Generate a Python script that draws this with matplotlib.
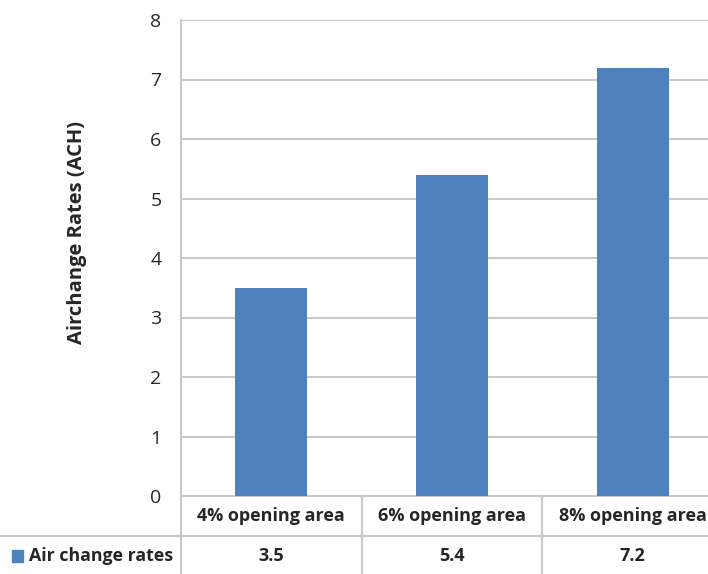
import matplotlib
matplotlib.use("Agg")
import matplotlib.pyplot as plt
from matplotlib.transforms import blended_transform_factory
from matplotlib.patches import Rectangle

categories = ["4% opening area", "6% opening area", "8% opening area"]
series_name = "Air change rates"
values = [3.5, 5.4, 7.2]
y_ticks = [0, 1, 2, 3, 4, 5, 6, 7, 8]

BAR = "#4f81bd"
GRID = "#c9c9c9"
TEXT = "#262626"

plt.rcParams["font.family"] = ["Open Sans", "DejaVu Sans"]

W, H = 708, 574
fig = plt.figure(figsize=(W / 100, H / 100), dpi=100)

# plot area in pixel terms: left axis at x=181, y=8 at 20px, y=0 at 496px
x0, x1 = 181, 723
ytop, ybot = 20, 496
ax = fig.add_axes([x0 / W, (H - ybot) / H, (x1 - x0) / W, (ybot - ytop) / H])

pos = [i + 0.5 for i in range(len(categories))]
ax.bar(pos, values, width=0.4, color=BAR, zorder=3)

ax.set_xlim(0, len(categories))
ax.set_ylim(0, 8)
ax.set_yticks(y_ticks)
ax.set_yticklabels([str(t) for t in y_ticks], fontsize=14, color=TEXT)
ax.tick_params(axis="y", length=0, pad=14)
ax.set_xticks([])
ax.yaxis.grid(True, color=GRID, linewidth=1.5, zorder=0)
for s in ["top", "right", "bottom"]:
    ax.spines[s].set_visible(False)
ax.spines["left"].set_color(GRID)
ax.spines["left"].set_linewidth(1.5)

# axis title, placed slightly above the plot's vertical centre
fig.text(77 / W, (H - 233) / H, "Airchange Rates (ACH)", rotation=90,
         ha="center", va="center", fontsize=14.5, fontweight="bold",
         color=TEXT)

# data table below the axis
tr = blended_transform_factory(ax.transData, fig.transFigure)
y_axis = (H - ybot) / H
y_mid = (H - 536) / H
for i in range(len(categories) + 1):
    ax.plot([i, i], [0, y_axis], transform=tr, color=GRID, lw=1.5,
            clip_on=False, zorder=1)
ax.plot([0, len(categories)], [y_axis, y_axis], transform=tr, color=GRID,
        lw=1.5, clip_on=False)
fig.add_artist(plt.Line2D([0, 1], [y_mid, y_mid], transform=fig.transFigure,
                          color=GRID, lw=1.5))

y_hdr = (H - 516) / H
y_val = (H - 556) / H
for p, c, v in zip(pos, categories, values):
    ax.text(p, y_hdr, c, transform=tr, ha="center", va="center",
            fontsize=13, fontweight="bold", color=TEXT, clip_on=False)
    ax.text(p, y_val, f"{v:g}", transform=tr, ha="center", va="center",
            fontsize=13, fontweight="bold", color=TEXT, clip_on=False)

# legend key for the series row
fig.add_artist(Rectangle((12 / W, (H - 562) / H), 11 / W, 12 / H,
                         transform=fig.transFigure, color=BAR))
fig.text(29 / W, y_val, series_name, ha="left", va="center",
         fontsize=12.8, fontweight="bold", color=TEXT)

fig.savefig("out.png", dpi=100)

- _AIM OF THE EXERCISE_:
Reproduce each line exactly, please, except for any pictures.

- _ANSWER BELOW_:
Generate a Python script that draws this with matplotlib.
import matplotlib
matplotlib.use("Agg")
import matplotlib.pyplot as plt
from matplotlib.transforms import blended_transform_factory
from matplotlib.patches import Rectangle

categories = ["4% opening area", "6% opening area", "8% opening area"]
series_name = "Air change rates"
values = [3.5, 5.4, 7.2]
y_ticks = [0, 1, 2, 3, 4, 5, 6, 7, 8]

BAR = "#4f81bd"
GRID = "#c9c9c9"
TEXT = "#262626"

plt.rcParams["font.family"] = ["Open Sans", "DejaVu Sans"]

W, H = 708, 574
fig = plt.figure(figsize=(W / 100, H / 100), dpi=100)

# plot area in pixel terms: left axis at x=181, y=8 at 20px, y=0 at 496px
x0, x1 = 181, 723
ytop, ybot = 20, 496
ax = fig.add_axes([x0 / W, (H - ybot) / H, (x1 - x0) / W, (ybot - ytop) / H])

pos = [i + 0.5 for i in range(len(categories))]
ax.bar(pos, values, width=0.4, color=BAR, zorder=3)

ax.set_xlim(0, len(categories))
ax.set_ylim(0, 8)
ax.set_yticks(y_ticks)
ax.set_yticklabels([str(t) for t in y_ticks], fontsize=14, color=TEXT)
ax.tick_params(axis="y", length=0, pad=14)
ax.set_xticks([])
ax.yaxis.grid(True, color=GRID, linewidth=1.5, zorder=0)
for s in ["top", "right", "bottom"]:
    ax.spines[s].set_visible(False)
ax.spines["left"].set_color(GRID)
ax.spines["left"].set_linewidth(1.5)

# axis title, placed slightly above the plot's vertical centre
fig.text(77 / W, (H - 233) / H, "Airchange Rates (ACH)", rotation=90,
         ha="center", va="center", fontsize=14.5, fontweight="bold",
         color=TEXT)

# data table below the axis
tr = blended_transform_factory(ax.transData, fig.transFigure)
y_axis = (H - ybot) / H
y_mid = (H - 536) / H
for i in range(len(categories) + 1):
    ax.plot([i, i], [0, y_axis], transform=tr, color=GRID, lw=1.5,
            clip_on=False, zorder=1)
ax.plot([0, len(categories)], [y_axis, y_axis], transform=tr, color=GRID,
        lw=1.5, clip_on=False)
fig.add_artist(plt.Line2D([0, 1], [y_mid, y_mid], transform=fig.transFigure,
                          color=GRID, lw=1.5))

y_hdr = (H - 516) / H
y_val = (H - 556) / H
for p, c, v in zip(pos, categories, values):
    ax.text(p, y_hdr, c, transform=tr, ha="center", va="center",
            fontsize=13, fontweight="bold", color=TEXT, clip_on=False)
    ax.text(p, y_val, f"{v:g}", transform=tr, ha="center", va="center",
            fontsize=13, fontweight="bold", color=TEXT, clip_on=False)

# legend key for the series row
fig.add_artist(Rectangle((12 / W, (H - 562) / H), 11 / W, 12 / H,
                         transform=fig.transFigure, color=BAR))
fig.text(29 / W, y_val, series_name, ha="left", va="center",
         fontsize=12.8, fontweight="bold", color=TEXT)

fig.savefig("out.png", dpi=100)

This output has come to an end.